▶ **Directions**:
Report the count of lines where the string "this" appears, and nothing else.

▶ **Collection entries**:
--- BEGIN ---

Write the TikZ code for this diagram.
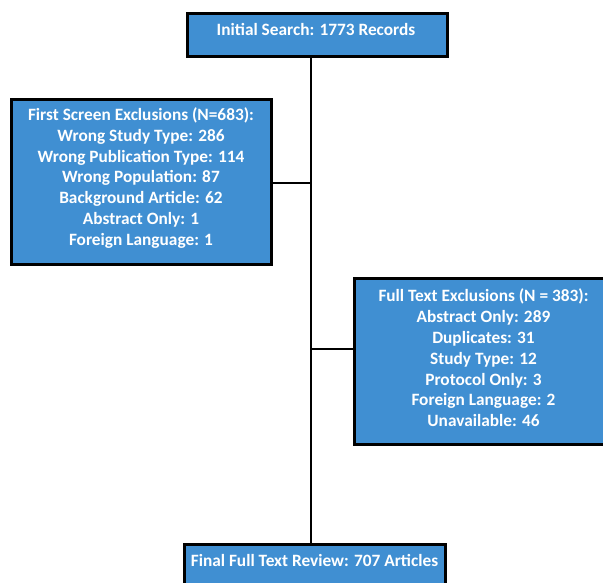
\documentclass[tikz,border=0pt]{standalone}
\usepackage{fontspec}
\setmainfont{Carlito}
\definecolor{boxblue}{RGB}{64,143,210}
\tikzset{
  flowbox/.style={draw=black, line width=2.6pt, fill=boxblue, inner sep=0pt, anchor=north west},
  boxtext/.style={text=white, font=\bfseries\fontsize{17.3}{20.8}\selectfont, align=center, inner sep=0pt},
  link/.style={draw=black, line width=2.4pt}
}
\begin{document}
\begin{tikzpicture}[x=1pt,y=-1pt]
\useasboundingbox (0,0) rectangle (603,583);
\begin{scope}
\clip (0,0) rectangle (603,583);
% boxes
\node[flowbox, minimum width=260pt, minimum height=43pt] (top) at (186,12) {};
\node[flowbox, minimum width=260pt, minimum height=165pt] (left) at (10,98) {};
\node[flowbox, minimum width=262pt, minimum height=166pt] (right) at (353,277) {};
\node[flowbox, minimum width=261pt, minimum height=60pt] (bottom) at (183,543) {};
% texts
\node[boxtext] (toptext) at (316,29) {Initial Search: 1773 Records};
\node[boxtext] (lefttext) at (141,178) {First Screen Exclusions (N=683):\\Wrong Study Type: 286\\Wrong Publication Type: 114\\Wrong Population: 87\\Background Article: 62\\Abstract Only: 1\\Foreign Language: 1};
\node[boxtext] (righttext) at (483.5,358) {Full Text Exclusions (N = 383):\\Abstract Only: 289\\Duplicates: 31\\Study Type: 12\\Protocol Only: 3\\Foreign Language: 2\\Unavailable: 46};
\node[boxtext] (bottomtext) at (314.5,560) {Final Full Text Review: 707 Articles};
% connectors
\coordinate (j1) at (311,183);
\coordinate (j2) at (311,349);
\draw[link] (top.south -| j1) -- (bottom.north -| j1);
\draw[link] (left.east |- j1) -- (j1);
\draw[link] (j2) -- (right.west |- j2);
\end{scope}
\end{tikzpicture}
\end{document}
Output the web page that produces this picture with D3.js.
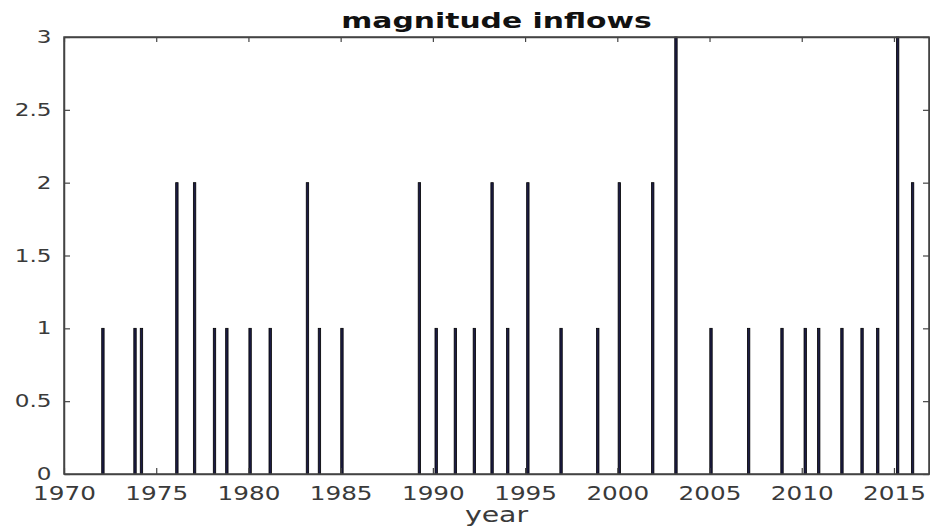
<!DOCTYPE html>
<html>
<head>
<meta charset="utf-8">
<script src="https://cdn.jsdelivr.net/npm/d3@7"></script>
<style>
    body { margin: 0; background: #fff; }
    text { font-family: "DejaVu Sans", sans-serif; fill: #3a3a3a; }
</style>
</head>
<body>
<div id="chart"></div>
<script>
// event dates (decimal years) and magnitudes
const years = [1972.11, 1973.85, 1974.20, 1976.12, 1977.08, 1978.16, 1978.83, 1980.09, 1981.18,
    1983.20, 1983.85, 1985.07, 1989.27, 1990.18, 1991.22, 1992.25, 1993.21, 1994.06, 1995.15,
    1996.95, 1998.94, 2000.11, 2001.92, 2003.18, 2005.08, 2007.12, 2008.93, 2010.19, 2010.92,
    2012.18, 2013.27, 2014.12, 2015.20, 2016.01];
const magnitudes = [1, 1, 1, 2, 2, 1, 1, 1, 1,
    2, 1, 1, 2, 1, 1, 1, 2, 1, 2,
    1, 1, 2, 2, 3, 1, 1, 1, 1, 1,
    1, 1, 1, 3, 2];
const xTicks = [1970, 1975, 1980, 1985, 1990, 1995, 2000, 2005, 2010, 2015];
const yTicks = [0, 0.5, 1, 1.5, 2, 2.5, 3];

const data = years.map((y, i) => ({year: y, value: magnitudes[i]}));

let margin = {top: 37, right: 1, bottom: 55, left: 64};
let width = 930 - margin.left - margin.right;
let height = 529 - margin.top - margin.bottom;

let svg = d3.select("#chart").append("svg")
    .attr("width", 930)
    .attr("height", 529)
    .append("g")
    .attr("transform", "translate(" + margin.left + "," + margin.top + ")");

// scales
let x = d3.scaleLinear().domain([1970, 2016.9]).range([0, width]);
let y = d3.scaleLinear().domain([0, 3]).range([height, 0]);

// bars
svg.append("g").selectAll("rect")
    .data(data)
    .enter()
    .append("rect")
    .attr("x", d => x(d.year) - 1.2)
    .attr("y", d => y(d.value))
    .attr("width", 2.4)
    .attr("height", d => y(0) - y(d.value))
    .attr("fill", "#1c1c44")
    .attr("stroke", "#000")
    .attr("stroke-width", 0.8);

// axes (ticks pointing inward, box around plot)
let xAxis = d3.axisBottom(x).tickValues(xTicks).tickSizeInner(-6).tickSizeOuter(0).tickFormat(d3.format("d"));
let yAxis = d3.axisLeft(y).tickValues(yTicks).tickSizeInner(-6).tickSizeOuter(0).tickFormat(d => d);

let gx = svg.append("g")
    .attr("transform", "translate(0," + height + ")")
    .call(xAxis);
gx.selectAll("text")
    .attr("y", 26)
    .attr("dy", 0)
    .attr("transform", "scale(1.3,1)")
    .style("font-size", "19px");

let gy = svg.append("g").call(yAxis);
gy.selectAll("text")
    .attr("x", -10)
    .attr("dy", "0.3em")
    .attr("transform", "scale(1.25,1)")
    .style("font-size", "18.5px");

// mirrored ticks on top and right
svg.append("g").call(d3.axisTop(x).tickValues(xTicks).tickSizeInner(-5).tickSizeOuter(0).tickFormat(""));
svg.append("g").attr("transform", "translate(" + width + ",0)")
    .call(d3.axisRight(y).tickValues(yTicks).tickSizeInner(-6).tickSizeOuter(0).tickFormat(""));

svg.selectAll(".domain").attr("stroke", "#444").attr("stroke-width", 1.5);
svg.selectAll(".tick line").attr("stroke", "#444").attr("stroke-width", 1.2);

svg.append("rect")
    .attr("width", width)
    .attr("height", height)
    .attr("fill", "none")
    .attr("stroke", "#444")
    .attr("stroke-width", 1.5);

// title and x label
svg.append("text")
    .attr("transform", "translate(" + (width / 2) + "," + (-9) + ") scale(1.42,1)")
    .attr("text-anchor", "middle")
    .style("font-size", "21px")
    .style("font-weight", "bold")
    .style("fill", "#111")
    .text("magnitude inflows");

svg.append("text")
    .attr("transform", "translate(" + (width / 2) + "," + (height + 48) + ") scale(1.35,1)")
    .attr("text-anchor", "middle")
    .style("font-size", "21px")
    .text("year");
</script>
</body>
</html>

--- END ---

▶ **The response**:
2